We can now calculate loads in almost real time. This enables us to integrate the molten metal optimally in terms of lead time and the assignment of ladles in the loads which would be very hard to do manually.Thierry CHIARAMIDevelopment Engineer - Pechiney Rhenalu
The Neuf-Brisach foundry in Alsace, France, is part of the BALC (can stock, automotive, standard rolled products) division of Alcan’s aluminum sector. It is composed of two production shops.
The first, the recycling shop, is equipped with 4 furnaces processing difficult, often coated, waste. It produces a molten metal delivered to the slab production shop.
The second production shop is equipped with 6 furnaces producing aluminum slabs from internal production discards, external discards and waste, new metal, components allowing a targeted chemical composition to be achieved and molten metal from the recycling furnaces. These slabs are used to supply the downstream conversion shops to manufacture sellable products.
Many aluminum products are manufactured in this plant, ranging from car body sheets for the automotive industry to foils and strips for beverage and food cans and aluminum foil for food packaging, through heat exchangers and construction equipment.
In 1997, Pechiney Rhenalu launched SIF (Foundry Information System), an ambitious project whose principal objective was the real-time processing of all a foundry’s data, from planning to archiving technical data of the entire conversion process. The heart of the system was the optimization of raw materials when loading the furnaces.
Calculating a furnace load is a complex problem. The main complexity lies in achieving the targeted chemical composition for the load to calculate, using a mixture of different chemical compositions and integrating the molten metal produced by the recycling furnaces. For the latter, the lifetime is limited by evident thermal constraints but also by limited stock, thus integrating it in the furnace loads as it is produced is a necessity.
For each load, one must find the best compromise that will meet metallurgical constraints, operating requirements, the production schedule and costs while optimizing the use of solid and molten raw materials available from the stock. This task is carried out 365 days a year, 24×7 by the load planners.
At the start of each shift, they conduct a visual inventory of the stock and plan the next 15 loads, which corresponds to approximately 24 hours of load for the 5 furnaces of Neuf-Brisach.

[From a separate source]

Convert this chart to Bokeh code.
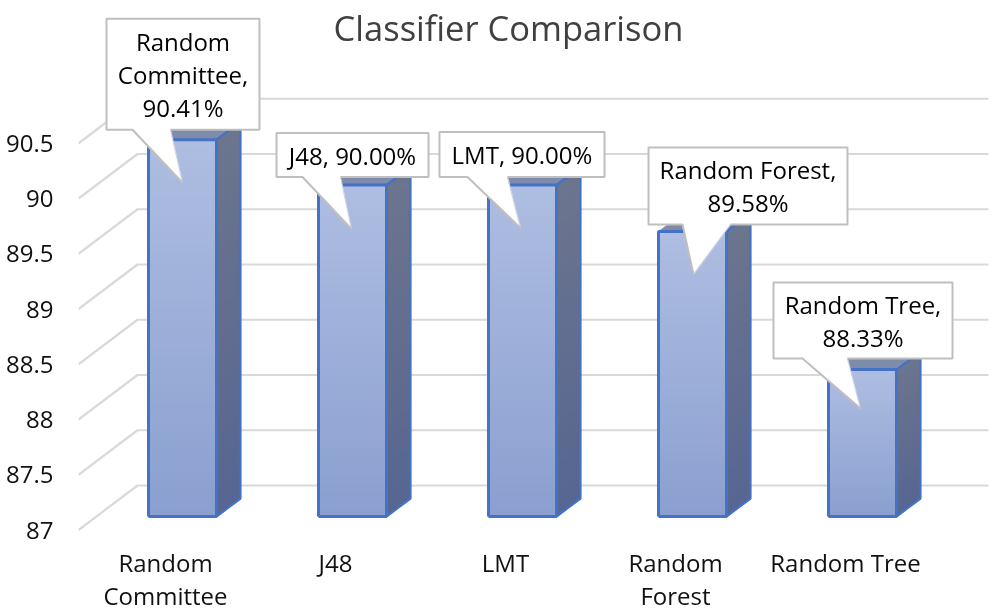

This manual execution of load calculation, that for the most part rests on the experience of the casters (with further problems related to the transmission of know-how), had two other drawbacks :
- difficulty in meeting the cost-efficiency requirements of just-in-time production with calculations 24-hours in advance,
- low optimization of available stocks.
In many cases, the operator could favour a particular constraint to the detriment of all the others, for example reducing container discards to the detriment of optimizing the furnace burden. Such choices did not necessarily contribute to optimizing the load.
Based on a mock-up developed by the Pechiney research center in Voreppe, Eurodecision, via successive prototyping, produced the load calculation module (“HORACE”), designed for integration in the SIF project. Development through prototyping enabled users to quickly evaluate the software’s functionality and ergonomics, and helped convince even the most sceptical that it was now possible to automatically calculate furnace loads.
After a few problems on start-up to adjust the application to shop operation, Horace now allows nearly real-time operation. Load calculation can be launched less than 3 hours before the metal is required.
For a given load, Horace optimizes the composition and tonnage fed to the furnace during the previous load and the type of casting, its alloy, format, number of slabs and length of casting. The stock situation and the composition of components are also taken into account. This processing, that lasts less than a minute, offers planners the possibility of launching a new calculation directly from the load preparation trolleys. Horace can use several parameters to optimize the load according to one-off objectives, lsuch as costs, operating constraints or raw material consumption.
Results
Two years after project start-up, Alcan’s plant of Neuf-Brisach observed a significant reduction in the consumption of new metal and a better use of hard-to-recycle discards. The solution offers load calculations almost just-in-time and load optimization, whatever the operator’s experience level. Several planner jobs in two 8-hour shifts were replaced by a single administrator per shift.